> What needs to be done
Below is a listing. Return the lines from the one that contains "Recreate this image" to the one that contains "L, R, T, B = 195, 0, 11.7, 143", both ends included, verbatim and with no pictures.

> Data extract
----------------

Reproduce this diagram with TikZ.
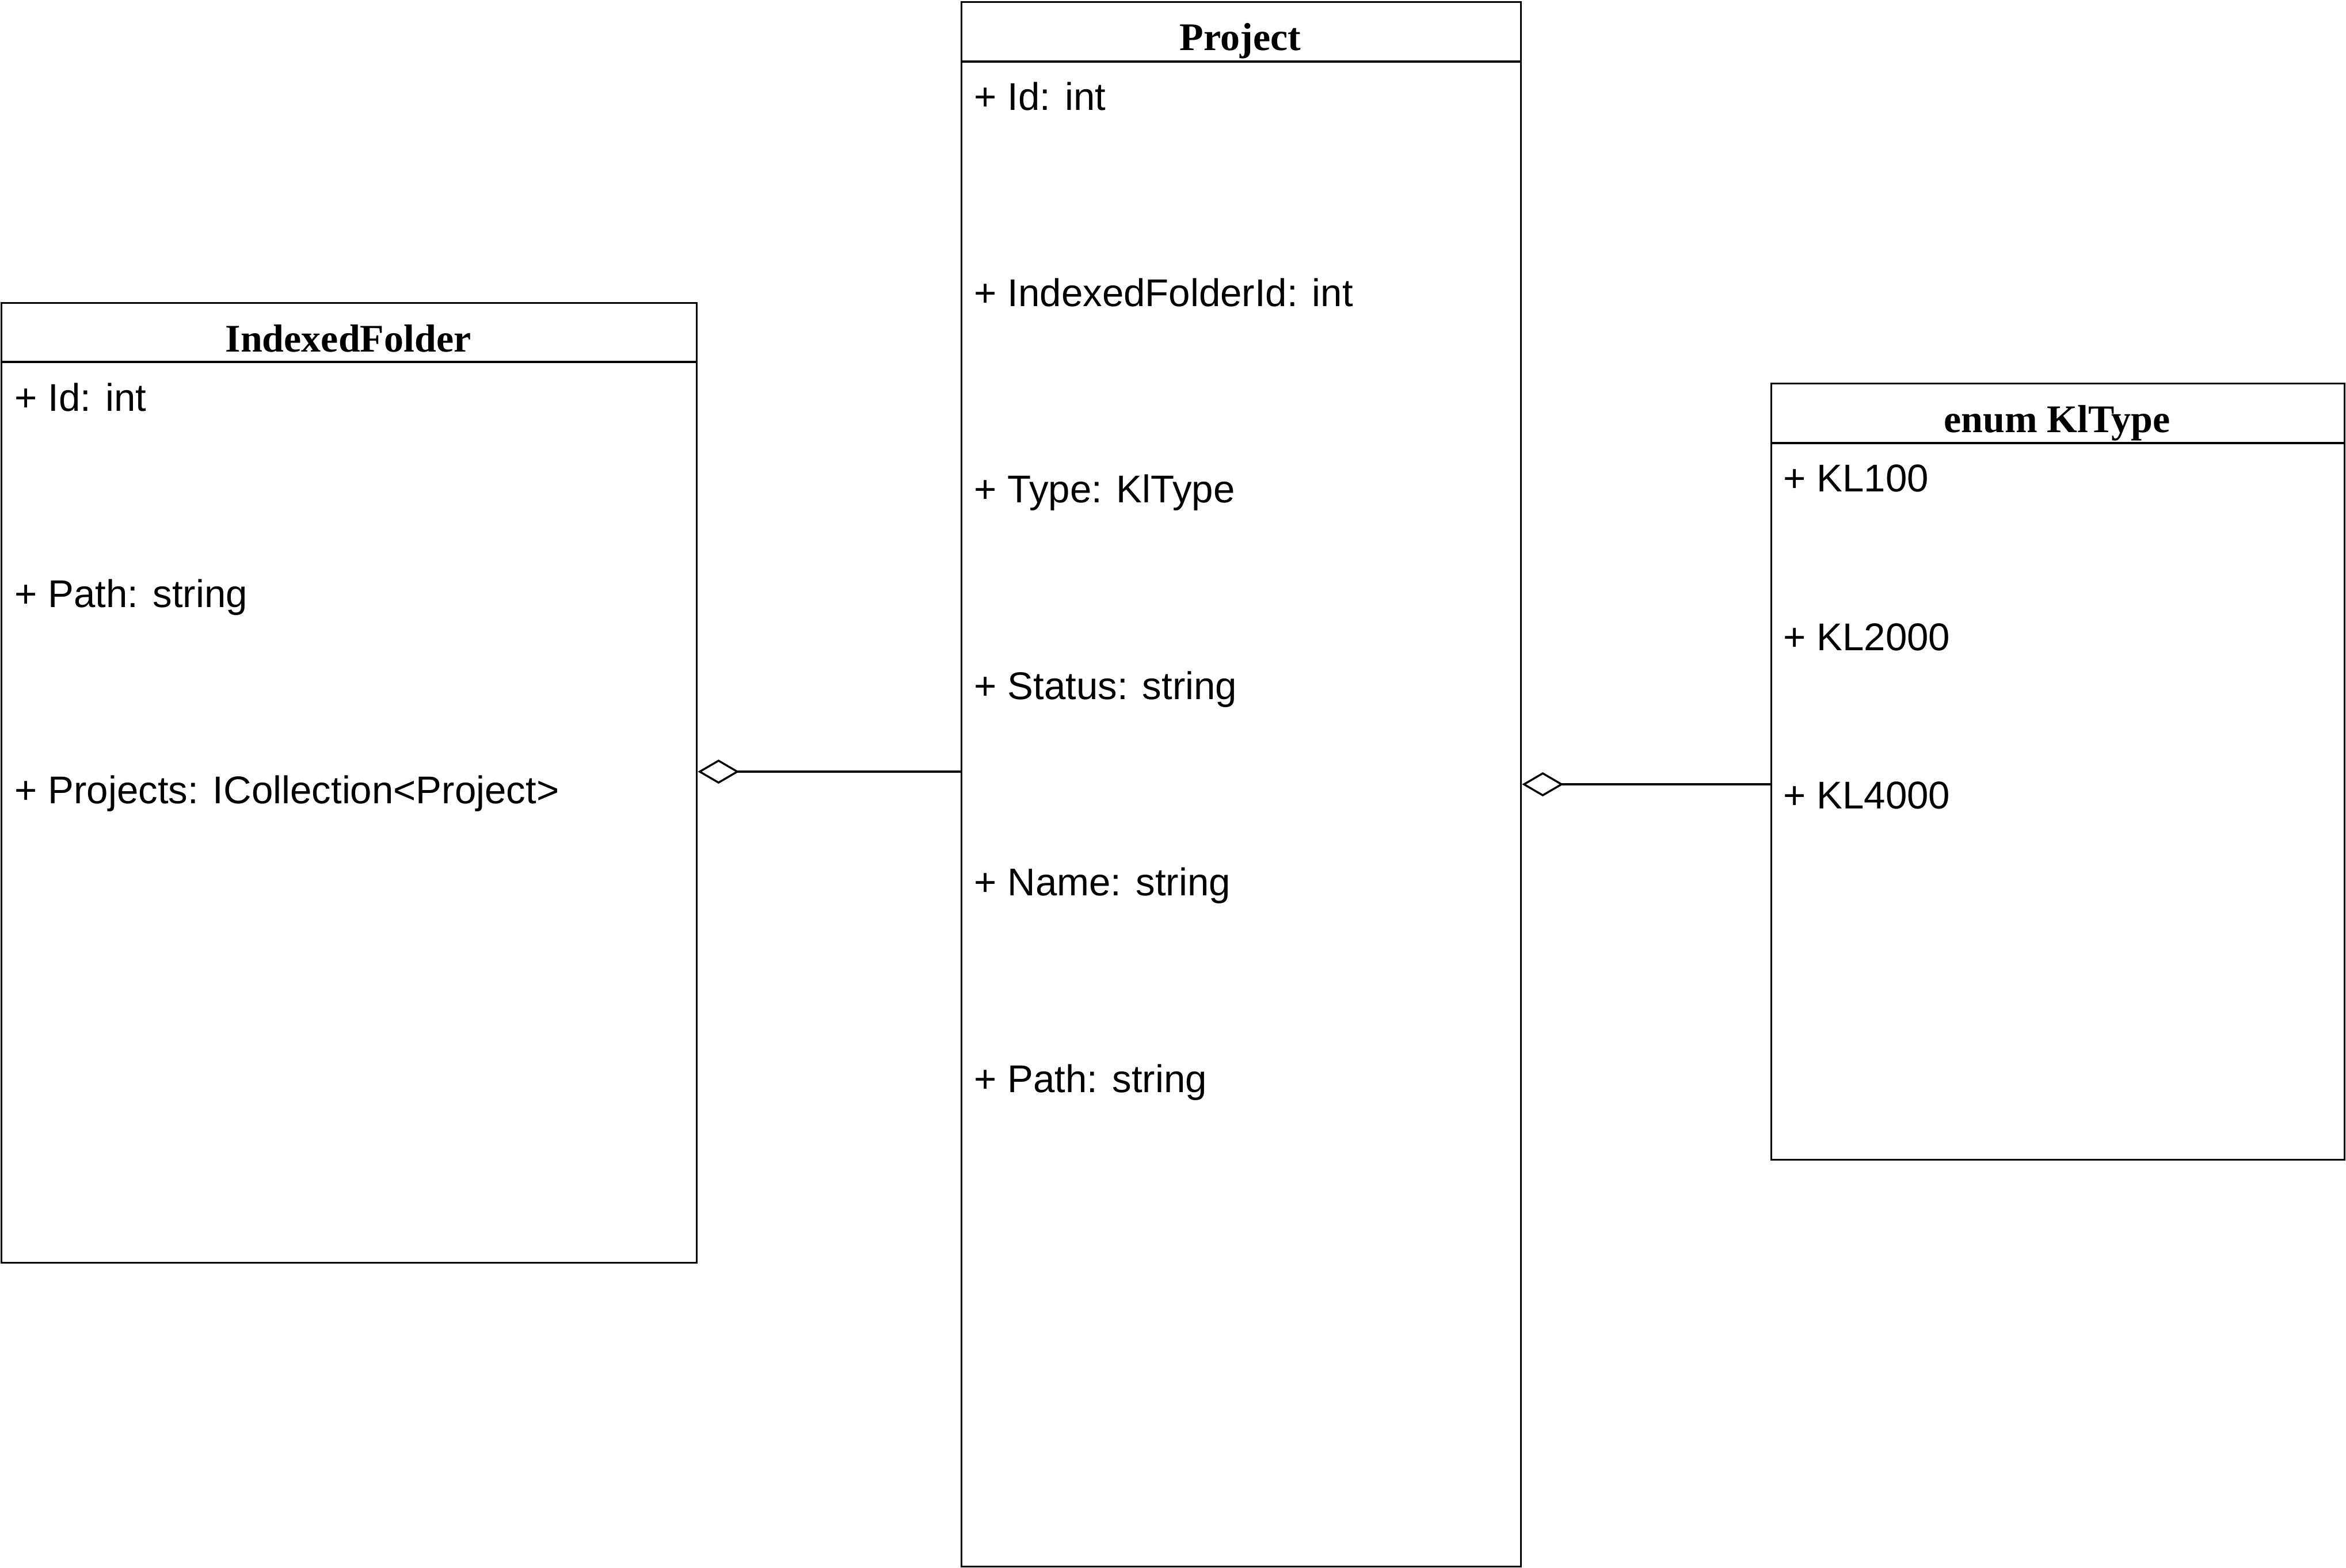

----------------

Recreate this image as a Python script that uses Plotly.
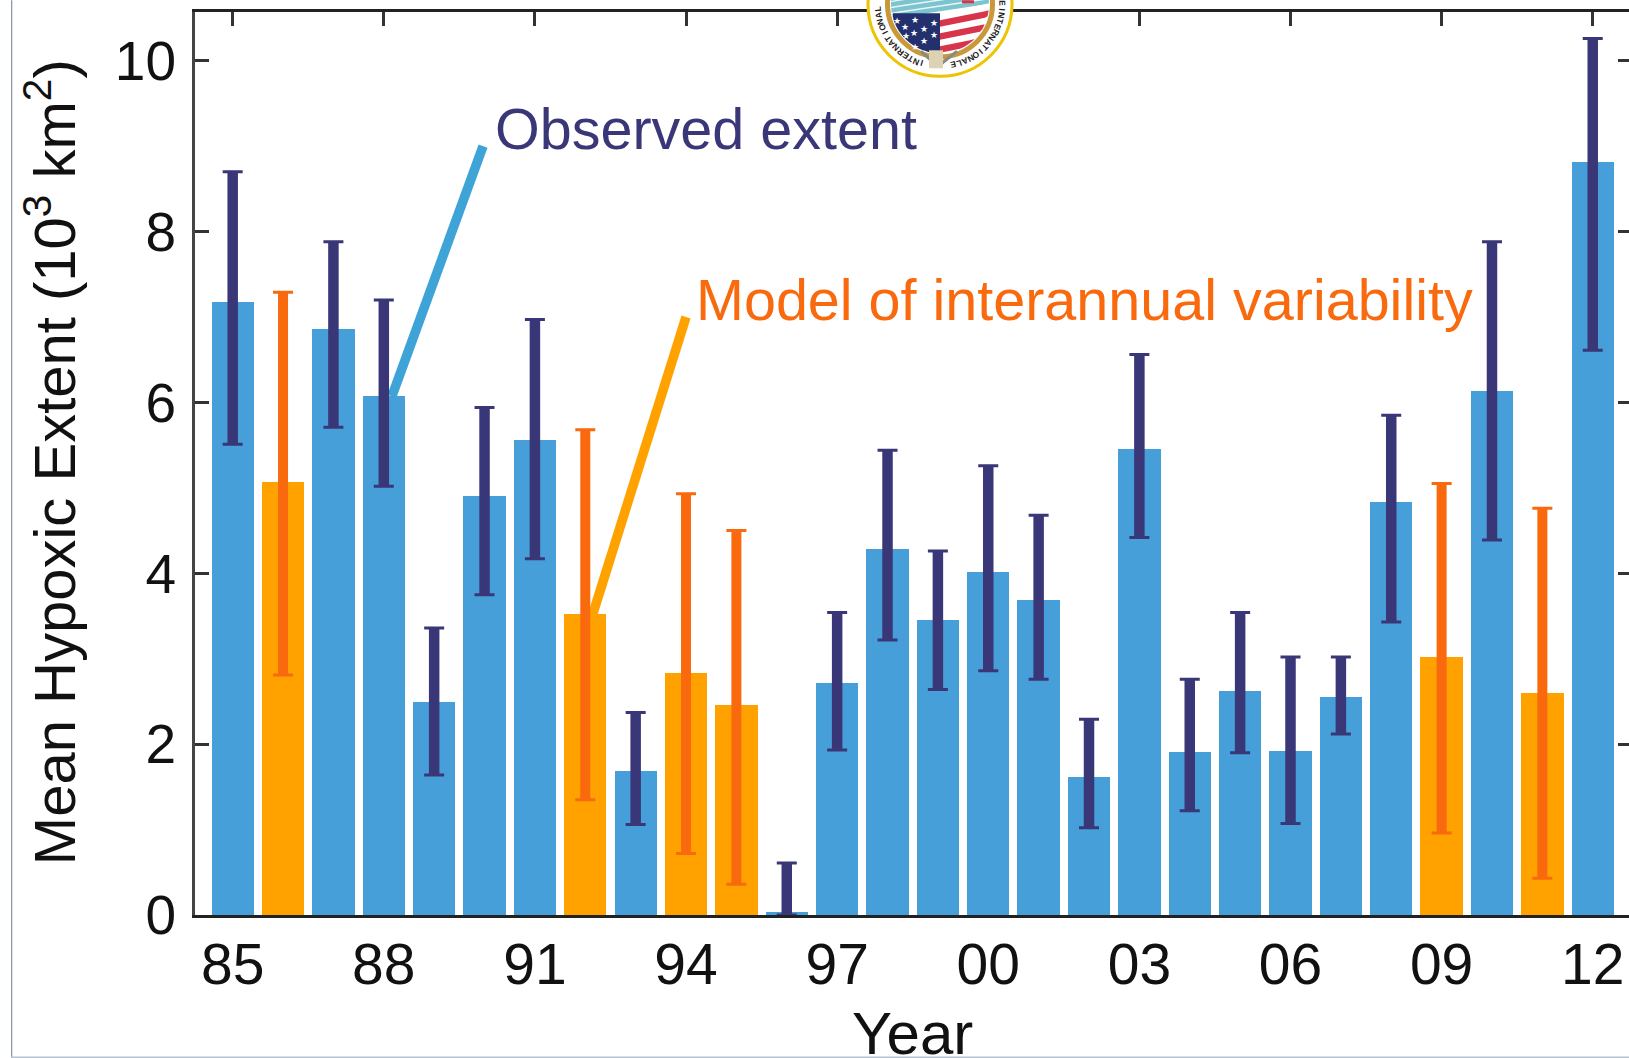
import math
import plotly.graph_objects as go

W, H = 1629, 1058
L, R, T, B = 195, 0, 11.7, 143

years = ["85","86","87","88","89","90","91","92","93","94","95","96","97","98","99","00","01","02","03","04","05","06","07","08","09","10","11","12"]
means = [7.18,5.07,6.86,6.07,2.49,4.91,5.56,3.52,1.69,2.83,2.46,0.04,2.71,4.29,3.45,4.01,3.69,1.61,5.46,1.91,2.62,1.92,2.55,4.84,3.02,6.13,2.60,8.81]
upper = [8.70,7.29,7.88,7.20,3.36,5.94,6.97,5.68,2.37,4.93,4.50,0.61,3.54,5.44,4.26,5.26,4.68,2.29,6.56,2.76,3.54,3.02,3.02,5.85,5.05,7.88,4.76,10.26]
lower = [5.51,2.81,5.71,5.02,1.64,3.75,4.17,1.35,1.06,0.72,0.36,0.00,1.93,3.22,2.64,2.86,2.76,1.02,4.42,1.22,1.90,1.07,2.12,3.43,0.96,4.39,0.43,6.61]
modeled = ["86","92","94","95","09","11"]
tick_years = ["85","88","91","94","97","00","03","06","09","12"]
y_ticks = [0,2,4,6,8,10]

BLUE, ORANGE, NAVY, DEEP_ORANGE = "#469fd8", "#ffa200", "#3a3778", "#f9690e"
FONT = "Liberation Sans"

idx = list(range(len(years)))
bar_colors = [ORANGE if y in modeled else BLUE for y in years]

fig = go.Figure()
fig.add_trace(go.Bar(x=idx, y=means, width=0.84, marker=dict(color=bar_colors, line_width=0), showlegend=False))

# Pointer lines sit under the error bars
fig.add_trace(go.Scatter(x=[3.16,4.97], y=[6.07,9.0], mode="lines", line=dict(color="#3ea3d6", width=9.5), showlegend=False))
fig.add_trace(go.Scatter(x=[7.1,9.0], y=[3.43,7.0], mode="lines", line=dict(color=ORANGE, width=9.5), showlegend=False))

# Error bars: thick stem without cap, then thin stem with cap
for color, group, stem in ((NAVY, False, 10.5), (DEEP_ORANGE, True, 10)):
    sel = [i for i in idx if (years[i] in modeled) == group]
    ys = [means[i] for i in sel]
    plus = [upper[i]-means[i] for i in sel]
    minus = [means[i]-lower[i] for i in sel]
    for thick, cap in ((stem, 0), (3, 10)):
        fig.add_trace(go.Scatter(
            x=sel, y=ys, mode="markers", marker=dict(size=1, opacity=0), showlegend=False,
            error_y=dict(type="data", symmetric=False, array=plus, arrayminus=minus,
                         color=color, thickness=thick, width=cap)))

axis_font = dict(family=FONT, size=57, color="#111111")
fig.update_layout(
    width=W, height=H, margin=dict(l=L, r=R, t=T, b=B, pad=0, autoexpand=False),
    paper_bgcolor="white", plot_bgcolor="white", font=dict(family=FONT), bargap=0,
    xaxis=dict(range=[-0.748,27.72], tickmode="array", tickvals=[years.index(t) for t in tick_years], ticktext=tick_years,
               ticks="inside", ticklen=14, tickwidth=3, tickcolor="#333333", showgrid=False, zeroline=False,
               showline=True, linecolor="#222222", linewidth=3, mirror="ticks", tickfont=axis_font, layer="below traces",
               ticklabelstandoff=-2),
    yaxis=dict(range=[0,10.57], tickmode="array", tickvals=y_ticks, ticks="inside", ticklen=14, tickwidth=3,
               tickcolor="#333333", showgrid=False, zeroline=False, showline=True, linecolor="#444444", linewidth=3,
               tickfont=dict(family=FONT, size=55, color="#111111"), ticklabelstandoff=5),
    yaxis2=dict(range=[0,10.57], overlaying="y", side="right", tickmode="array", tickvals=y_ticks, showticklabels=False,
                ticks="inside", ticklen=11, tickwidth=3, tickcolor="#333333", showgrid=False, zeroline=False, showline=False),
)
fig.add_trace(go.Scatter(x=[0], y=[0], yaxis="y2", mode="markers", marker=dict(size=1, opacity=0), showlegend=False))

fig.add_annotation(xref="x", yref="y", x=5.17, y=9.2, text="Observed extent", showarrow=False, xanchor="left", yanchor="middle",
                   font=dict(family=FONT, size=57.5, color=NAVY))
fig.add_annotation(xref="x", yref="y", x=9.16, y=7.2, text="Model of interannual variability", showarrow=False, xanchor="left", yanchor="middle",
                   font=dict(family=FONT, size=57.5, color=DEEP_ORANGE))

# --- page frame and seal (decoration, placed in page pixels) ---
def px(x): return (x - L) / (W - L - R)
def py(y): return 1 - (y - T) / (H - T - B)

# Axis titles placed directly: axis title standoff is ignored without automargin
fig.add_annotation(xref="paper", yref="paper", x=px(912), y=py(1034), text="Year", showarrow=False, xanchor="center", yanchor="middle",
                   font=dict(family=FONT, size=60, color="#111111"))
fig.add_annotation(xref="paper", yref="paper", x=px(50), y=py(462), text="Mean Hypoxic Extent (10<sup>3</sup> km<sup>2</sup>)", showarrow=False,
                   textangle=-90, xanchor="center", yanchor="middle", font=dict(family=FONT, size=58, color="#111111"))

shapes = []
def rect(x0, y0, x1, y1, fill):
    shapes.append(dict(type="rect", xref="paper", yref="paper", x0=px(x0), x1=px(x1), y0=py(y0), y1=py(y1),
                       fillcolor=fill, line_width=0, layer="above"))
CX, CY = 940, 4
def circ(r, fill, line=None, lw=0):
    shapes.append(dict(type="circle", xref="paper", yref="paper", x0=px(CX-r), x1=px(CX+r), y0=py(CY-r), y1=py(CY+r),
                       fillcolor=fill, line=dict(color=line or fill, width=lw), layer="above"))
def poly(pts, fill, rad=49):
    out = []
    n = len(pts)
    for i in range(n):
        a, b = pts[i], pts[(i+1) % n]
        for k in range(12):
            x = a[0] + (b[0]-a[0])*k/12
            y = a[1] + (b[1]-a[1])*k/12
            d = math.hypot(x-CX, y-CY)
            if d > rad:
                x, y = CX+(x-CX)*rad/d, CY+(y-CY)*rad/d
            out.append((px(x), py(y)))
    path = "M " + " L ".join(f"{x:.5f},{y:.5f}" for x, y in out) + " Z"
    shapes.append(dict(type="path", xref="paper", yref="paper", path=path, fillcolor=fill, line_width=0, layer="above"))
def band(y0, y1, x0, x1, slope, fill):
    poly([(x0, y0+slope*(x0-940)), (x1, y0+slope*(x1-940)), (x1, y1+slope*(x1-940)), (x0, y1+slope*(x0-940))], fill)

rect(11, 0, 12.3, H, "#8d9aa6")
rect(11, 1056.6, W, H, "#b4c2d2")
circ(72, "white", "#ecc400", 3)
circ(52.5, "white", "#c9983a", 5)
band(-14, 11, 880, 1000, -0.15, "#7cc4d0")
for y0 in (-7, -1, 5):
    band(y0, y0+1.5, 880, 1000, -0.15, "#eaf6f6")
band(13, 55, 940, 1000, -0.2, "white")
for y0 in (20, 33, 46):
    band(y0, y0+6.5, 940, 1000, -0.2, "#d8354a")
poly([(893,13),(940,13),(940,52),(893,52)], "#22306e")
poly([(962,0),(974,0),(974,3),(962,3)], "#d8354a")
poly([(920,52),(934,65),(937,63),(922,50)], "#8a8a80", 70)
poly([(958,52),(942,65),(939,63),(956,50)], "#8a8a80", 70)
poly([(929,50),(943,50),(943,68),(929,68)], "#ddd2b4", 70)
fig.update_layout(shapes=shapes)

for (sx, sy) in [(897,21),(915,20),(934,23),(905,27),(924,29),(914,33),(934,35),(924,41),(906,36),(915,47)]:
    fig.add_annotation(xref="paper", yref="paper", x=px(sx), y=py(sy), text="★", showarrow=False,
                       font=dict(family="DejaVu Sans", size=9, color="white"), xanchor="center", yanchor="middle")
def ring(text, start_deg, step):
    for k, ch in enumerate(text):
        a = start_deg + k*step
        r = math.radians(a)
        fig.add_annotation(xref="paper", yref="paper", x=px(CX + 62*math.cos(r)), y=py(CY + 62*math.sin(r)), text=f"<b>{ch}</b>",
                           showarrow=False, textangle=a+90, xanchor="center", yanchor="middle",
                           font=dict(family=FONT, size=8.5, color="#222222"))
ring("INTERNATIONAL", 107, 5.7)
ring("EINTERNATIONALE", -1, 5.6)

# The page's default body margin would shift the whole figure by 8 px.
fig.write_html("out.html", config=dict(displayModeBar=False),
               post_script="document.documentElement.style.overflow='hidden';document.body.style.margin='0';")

----------------

> Solved problem
Recreate this image as a Python script that uses Plotly.
import math
import plotly.graph_objects as go

W, H = 1629, 1058
L, R, T, B = 195, 0, 11.7, 143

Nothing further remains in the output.